British Columbia

High water in Interior lake threatening homes is good for ecosystem and should be left alone, biologist says

Residents of Stump Lake, B.C want some of the water from the lake to be drained, because the high water is damaging their properties. But a retired fisheries biologist said the water level is the lake’s natural high level, which promotes a healthy ecosystem.

Stump Lake, B.C., residents want water drained from the lake to save their homes

Flooding in 2020 at Stump Lake, B.C., south of Kamloops. (Submitted by Debbie Nickle)

High water in Stump Lake, B.C, about 40 kilometres south of Kamloops, has residents calling on the Thompson Nicola Regional District to remove an old dam at the outlet of the lake in order to allow the water to drain, which would help save their properties. 

The district has said it would like to conduct a $50,000 study to ensure doing so wouldn't harm downstream users.

But a retired fisheries biologist and current fishing guide said the water level is the lake's natural high level, which promotes a healthy ecosystem, so it should be left alone. 

"Stump Lake functions extremely well at the high water level," Steve Maricle told Daybreak Kamloops host Shelley Joyce. 

"At high water, it's one of the most productive aquatic ecosystems in the province. At low water, because of all the concentration of minerals and high pH, it basically turns into an aquatic wasteland insects and fish just cannot survive."

Maricle said the fishing in the lake brings in millions of dollars worth of revenue for the province each year, between guiding, sales of  fishing equipment, fuel and more and revenue could be higher if the lake can be kept healthy, which happens when the water is at the level it is now.

"To go in and to lower a natural lake level to me just makes absolutely no sense."

While this may be the case, residents are losing tens of thousands of dollars trying to protect their properties. 

 "Many houses are unlivable now," resident Michael Kidd said. 

Homeowners say they are losing tens of thousands of dollars trying to protect their properties from the flooding. (Submitted by Debbie Nickle)

Maricle sympathizes with homeowners, but said the problem isn't the high water, it's where the homes were built. 

"The big problem is that those houses were constructed at a level that was at or below the very well known high water level of the lake," he said.

"If they have permits on those places, the agencies that allowed them to build there should compensate accordingly."

A letter from residents of Stump Lake to Maricle and fellow biologists, as well as local media and politicians, agrees that residents should be compensated. 

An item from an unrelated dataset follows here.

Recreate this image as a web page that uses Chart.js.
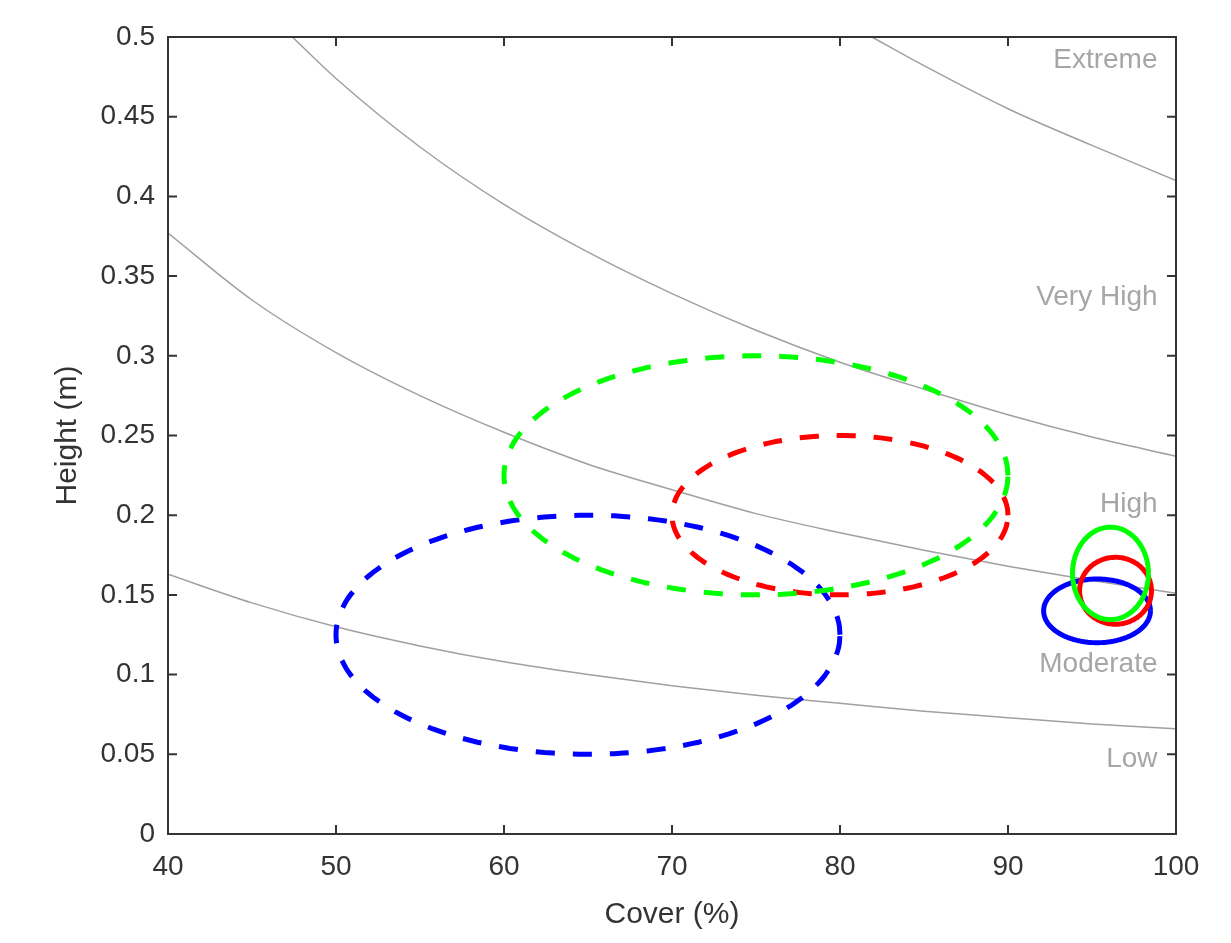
<!DOCTYPE html>
<html>
<head>
<meta charset="utf-8">
<script src="https://cdn.jsdelivr.net/npm/chart.js@4.4.1/dist/chart.umd.min.js"></script>
<style>
  html, body { margin: 0; padding: 0; background: #fff; }
  canvas { display: block; }
</style>
</head>
<body>
<canvas id="hazardChart"></canvas>
<script>
// hazard zone boundary lines (cover %, height m)
const boundaryCover = [40, 45, 50, 55, 60, 65, 70, 75, 80, 85, 90, 95, 100];
const lowModerate = [0.163, 0.145, 0.130, 0.118, 0.108, 0.100, 0.093, 0.087, 0.082, 0.077, 0.073, 0.069, 0.066];
const moderateHigh = [0.377, 0.335, 0.302, 0.275, 0.252, 0.232, 0.216, 0.201, 0.189, 0.178, 0.168, 0.159, 0.151];
const veryHighCover = [47.4, 50, 55, 60, 65, 70, 75, 80, 85, 90, 95, 100];
const highVeryHigh = [0.5, 0.474, 0.431, 0.395, 0.365, 0.339, 0.316, 0.296, 0.279, 0.263, 0.249, 0.237];
const extremeCover = [81.9, 85, 90, 95, 100];
const veryHighExtreme = [0.5, 0.482, 0.455, 0.432, 0.41];

// ellipses: dashed = wide ranges, solid = small ones near 95% cover
const ellipseCx = [65, 80, 75, 95.3, 96.4, 96.1];
const ellipseCy = [0.125, 0.2, 0.225, 0.140, 0.1526, 0.1635];
const ellipseRx = [15, 10, 15, 3.18, 2.14, 2.26];
const ellipseRy = [0.075, 0.05, 0.075, 0.020, 0.021, 0.029];
const ellipseColors = ["#0000ff", "#ff0000", "#00ff00", "#0000ff", "#ff0000", "#00ff00"];
const ellipseDashed = [true, true, true, false, false, false];

// zone names along the right edge
const zoneNames = ["Extreme", "Very High", "High", "Moderate", "Low"];
const zoneLabelY = [0.487, 0.338, 0.208, 0.108, 0.048];
const zoneLabelCover = 98.9;

const coverTicks = [40, 50, 60, 70, 80, 90, 100];
const heightTicks = [0, 0.05, 0.1, 0.15, 0.2, 0.25, 0.3, 0.35, 0.4, 0.45, 0.5];

const FONT = "'Liberation Sans', Arial, Helvetica, sans-serif";

function pairs(xs, ys) {
  return xs.map((x, i) => ({ x: x, y: ys[i] }));
}

function ellipsePoints(i) {
  const pts = [];
  for (let a = 0; a <= 360; a += 4) {
    const t = a * Math.PI / 180;
    pts.push({
      x: ellipseCx[i] + ellipseRx[i] * Math.cos(t),
      y: ellipseCy[i] + ellipseRy[i] * Math.sin(t),
    });
  }
  return pts;
}

const boundaryLines = [
  pairs(boundaryCover, lowModerate),
  pairs(boundaryCover, moderateHigh),
  pairs(veryHighCover, highVeryHigh),
  pairs(extremeCover, veryHighExtreme),
];

const datasets = [];
boundaryLines.forEach(function (pts) {
  datasets.push({
    data: pts,
    borderColor: "#a0a0a0",
    borderWidth: 1.5,
    pointRadius: 0,
    showLine: true,
    cubicInterpolationMode: "monotone",
    order: 10,
  });
});
ellipseCx.forEach(function (_, i) {
  datasets.push({
    data: ellipsePoints(i),
    borderColor: ellipseColors[i],
    borderWidth: 5,
    borderDash: ellipseDashed[i] ? [19, 18] : [],
    pointRadius: 0,
    showLine: true,
    tension: 0.05, // keeps chart.js off its fast path, which mangles closed shapes
    order: 3 - (i % 3),
  });
});

// MATLAB style box with inward ticks plus the zone names
const boxPlugin = {
  id: "boxPlugin",
  afterDatasetsDraw(chart) {
    const ctx = chart.ctx;
    const a = chart.chartArea;
    const xs = chart.scales.x;
    const ys = chart.scales.y;
    ctx.save();

    ctx.font = "28px " + FONT;
    ctx.fillStyle = "#a6a6a6";
    ctx.textAlign = "right";
    ctx.textBaseline = "alphabetic";
    zoneNames.forEach(function (name, i) {
      ctx.fillText(name, xs.getPixelForValue(zoneLabelCover), ys.getPixelForValue(zoneLabelY[i]) + 10);
    });

    ctx.strokeStyle = "#333";
    ctx.lineWidth = 2;
    ctx.strokeRect(a.left, a.top, a.right - a.left, a.bottom - a.top);
    const len = 9;
    ctx.beginPath();
    coverTicks.forEach(function (v) {
      const px = xs.getPixelForValue(v);
      ctx.moveTo(px, a.bottom); ctx.lineTo(px, a.bottom - len);
      ctx.moveTo(px, a.top); ctx.lineTo(px, a.top + len);
    });
    heightTicks.forEach(function (v) {
      const py = ys.getPixelForValue(v);
      ctx.moveTo(a.left, py); ctx.lineTo(a.left + len, py);
      ctx.moveTo(a.right, py); ctx.lineTo(a.right - len, py);
    });
    ctx.stroke();
    ctx.restore();
  },
};

const canvas = document.getElementById("hazardChart");
canvas.width = 1231;
canvas.height = 943;
const ctx = canvas.getContext("2d");

const hazardChart = new Chart(ctx, {
  type: "scatter",
  data: { datasets: datasets },
  options: {
    responsive: false,
    animation: false,
    events: [],
    layout: { padding: { left: 0, top: 37, right: 55, bottom: 0 } },
    scales: {
      x: {
        type: "linear",
        min: 40,
        max: 100,
        afterBuildTicks: function (s) { s.ticks = coverTicks.map(v => ({ value: v })); },
        afterFit: function (s) { s.height = 109; },
        grid: { display: false, drawTicks: false },
        border: { display: false },
        ticks: {
          padding: 16,
          color: "#333",
          font: { family: FONT, size: 28 },
          maxRotation: 0,
          callback: v => String(v),
        },
        title: {
          display: true,
          text: "Cover (%)",
          color: "#333",
          font: { family: FONT, size: 30 },
          padding: { top: 0, bottom: 10 },
        },
      },
      y: {
        type: "linear",
        min: 0,
        max: 0.5,
        afterBuildTicks: function (s) { s.ticks = heightTicks.map(v => ({ value: v })); },
        afterFit: function (s) { s.width = 168; },
        grid: { display: false, drawTicks: false },
        border: { display: false },
        ticks: {
          padding: 13,
          color: "#333",
          font: { family: FONT, size: 28 },
          callback: v => String(v),
        },
        title: {
          display: true,
          text: "Height (m)",
          color: "#333",
          font: { family: FONT, size: 30 },
          padding: { top: 50, bottom: 0 },
        },
      },
    },
    plugins: {
      legend: { display: false },
      tooltip: { enabled: false },
    },
  },
  plugins: [boxPlugin],
});
</script>
</body>
</html>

"Why wouldn't the biologists in charge of natural resources years ago, when lake levels were considerably lower, not prevent the TNRD from issuing building permits in an area below your determined high water mark of today?" says the letter sent by Les Hobs.

However, the letter is critical of the notion of allowing the lake to remain high; it says that debris, including oil off roads and waste from outhouses and submerged septic systems will continue to seep into the lake, which would not contribute to the healthy ecosystem promoted by Maricle.